Bring residential fire sprinklers into the code

June 1, 2007
By Bob Miodonski Publisher and editorial director INSTALLING FIRE SPRINKLERS is a good idea that we've advocated for a long time. We've focused our discussions in the past on the victims of fires in unsprinklered buildings, and to us that meant the building occupants. Perhaps more than any trade group that I'm familiar with, the National Fire Sprinkler Association appeals to the emotions of its contractor

By Bob Miodonski
Publisher and editorial director

INSTALLING FIRE SPRINKLERS is a good idea that we've advocated for a long time. We've focused our discussions in the past on the victims of fires in unsprinklered buildings, and to us that meant the building occupants.

Perhaps more than any trade group that I'm familiar with, the National Fire Sprinkler Association appeals to the emotions of its contractor members at its meetings to stir them to action. That's easy to understand because of the life-or-death situations that sprinkler contractors regularly encounter.

Yet the emotional centerpiece of NFSA's convention last month in Las Vegas was a speech by the widow not of a building occupant but of a New York City firefighter. She detailed his painful death from lingering injuries suffered from fighting a fire in an unsprinklered building.

Her situation is one shared by the families of the 100 firefighters who die each year in the line of duty, Alvina Drennan told NFSA members. "Losing 100 firefighters a year doesn't happen in Europe or anywhere else," she noted.

No other group of people should support the work of sprinkler contractors more than firefighters, Drennan said.
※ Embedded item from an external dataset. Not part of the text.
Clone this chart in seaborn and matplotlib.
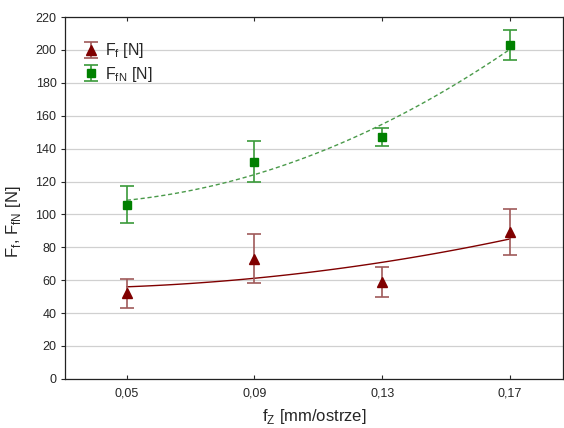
import numpy as np
import pandas as pd
import matplotlib
matplotlib.use("Agg")
import matplotlib.pyplot as plt
import seaborn as sns

sns.set_style("white")
plt.rcParams['font.family'] = ['Liberation Sans', 'DejaVu Sans']

feed = [0.05, 0.09, 0.13, 0.17]
feed_labels = ["0,05", "0,09", "0,13", "0,17"]
ff = [52, 73, 59, 89]
ff_err = [9, 15, 9, 14]
ffn = [106, 132, 147, 203]
ffn_err = [11, 12.5, 5.5, 9]

df = pd.DataFrame({"fz": feed, "Ff": ff, "Ff_err": ff_err, "FfN": ffn, "FfN_err": ffn_err})

red = "#800000"
red_light = "#a05a5a"
green = "#008000"
green_light = "#3a9a3a"

fig = plt.figure(figsize=(5.64, 4.28), dpi=100)
ax = fig.add_axes([0.115, 0.115, 0.883, 0.845])

# quadratic fits
xs = np.linspace(min(feed), max(feed), 100)
fit_df = pd.DataFrame({
    "fz": xs,
    "Ff": np.polyval(np.polyfit(df.fz, df.Ff, 2), xs),
    "FfN": np.polyval(np.polyfit(df.fz, df.FfN, 2), xs),
})
sns.lineplot(data=fit_df, x="fz", y="Ff", ax=ax, color=red, lw=1.0, legend=False)
sns.lineplot(data=fit_df, x="fz", y="FfN", ax=ax, color="#4a9a4a", lw=1.0,
             linestyle=(0, (3, 2)), legend=False)

ax.errorbar(df.fz, df.Ff, yerr=df.Ff_err, fmt="^", color=red, ecolor=red_light,
            elinewidth=1.2, capsize=4.8, capthick=1.2, ms=6.5, label="F$_{\\mathregular{f}}$ [N]")
ax.errorbar(df.fz, df.FfN, yerr=df.FfN_err, fmt="s", color=green, ecolor=green_light,
            elinewidth=1.2, capsize=4.8, capthick=1.2, ms=6.3, label="F$_{\\mathregular{fN}}$ [N]")

ax.set_xlim(0.0306, 0.1866)
ax.set_ylim(0, 220)
ax.set_yticks(np.arange(0, 221, 20))
ax.set_xticks(feed)
ax.set_xticklabels(feed_labels)
ax.yaxis.grid(True, color="#d0d0d0", lw=0.9)
ax.set_axisbelow(True)
for s in ax.spines.values():
    s.set_color("#222222")
    s.set_linewidth(0.9)
    s.set_visible(True)
ax.tick_params(axis="x", direction="in", top=True, bottom=True, length=3, labelsize=9, pad=6)
ax.tick_params(axis="y", direction="out", left=True, length=3, labelsize=9, pad=3)

ax.set_xlabel("f$_{\\mathregular{Z}}$ [mm/ostrze]", fontsize=12, labelpad=6)
ax.set_ylabel("F$_{\\mathregular{f}}$, F$_{\\mathregular{fN}}$ [N]", fontsize=12)
ax.yaxis.set_label_coords(-0.085, 0.435)

ax.legend(loc="upper left", bbox_to_anchor=(0.015, 0.96), frameon=False, fontsize=11.5,
          handlelength=1.2, handletextpad=0.25, borderaxespad=0.2, labelspacing=0.3)

fig.savefig("out.png", dpi=100)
She's correct, of course. Any firefighter who dies in a building that doesn't have fire sprinklers is one more reason to make sprinklers mandatory.

Yet NFSA members heard many other good reasons as well. More than 3,600 people died in residential fires in the last year, sprinkler advocate Vickie Pritchett told them. One million are injured or burned in fires, she noted, with 46,000 being hospitalized.

That's why we're heartened by the vote May 21 in Rochester, N.Y., by members of the International Code Council that brings residential fire sprinklers closer to being included in the International Residential Code. Although supporters of sprinklers in new homes fell short of the number of votes they needed, they're encouraged by the momentum that the issue is gaining.

No one can afford to allow quality to become an issue.

Jeffrey M. Shapiro, founder of the IRC Fire Sprinkler Coalition, noted that even though his group was not able to change the code last month, it did make "a significant statement that residential fire sprinklers will find their way into all new-home construction."

Former California State Fire Marshal Ronny J. Coleman, a long-time proponent-of residential sprinklers, adds that "the question is no longer if we'll have a national requirement for residential sprinklers, but when, and I think it will happen soon."

The measure still faces heavy opposition from many home builders, who consider fire sprinklers an unnecessary expense that affects their bottom line. Half the seats on the IRC Code Development Committee are appointees of the National Association of Home Builders, which opposes fire sprinklers, so it's not a big surprise that the Committee members voted to disapprove addition of sprinklers.

Adding sprinklers to the code would require a two-thirds majority vote by ICC members. That means that residential sprinkler supporters could have to wait until September 2008 when members of ICC could override the Committee at their next hearing in Minneapolis.

By then, we only can hope that enough contractors are qualified to install residential fire sprinklers if the override is successful. A legitimate concern at the NFSA meeting was how few of its members have added a home fire sprinkler division to their companies in the last two years.

Certainly, a business case can be made for residential fire sprinklers as well. NFSA Vice Chairman Gregg Huennekens, president of sprinkler contractor United States Fire Protection in Chicago, told members: "If you invest your resources in a residential division, you will get a better return. We've all worked hard to create this market, and we want to keep it in this industry for sprinkler contractors."

The not-so-unspoken fear of sprinkler contractors is that plumbing contractors will fill any void when sprinklers become widespread in new-home construction. This issue isn't a new one, although more plumbing contractors could take a fresh look at sprinklers when they're added to the code.

Our view is that home fire sprinklers save lives, reduce property damage, and they're a business opportunity. What's important is that contractors are properly trained to install and maintain fire sprinkler systems. No one can afford to allow quality to become an issue.

We support adding fire sprinklers to the International Residential Code for new home construction. We see thousands of reasons each year why this should happen.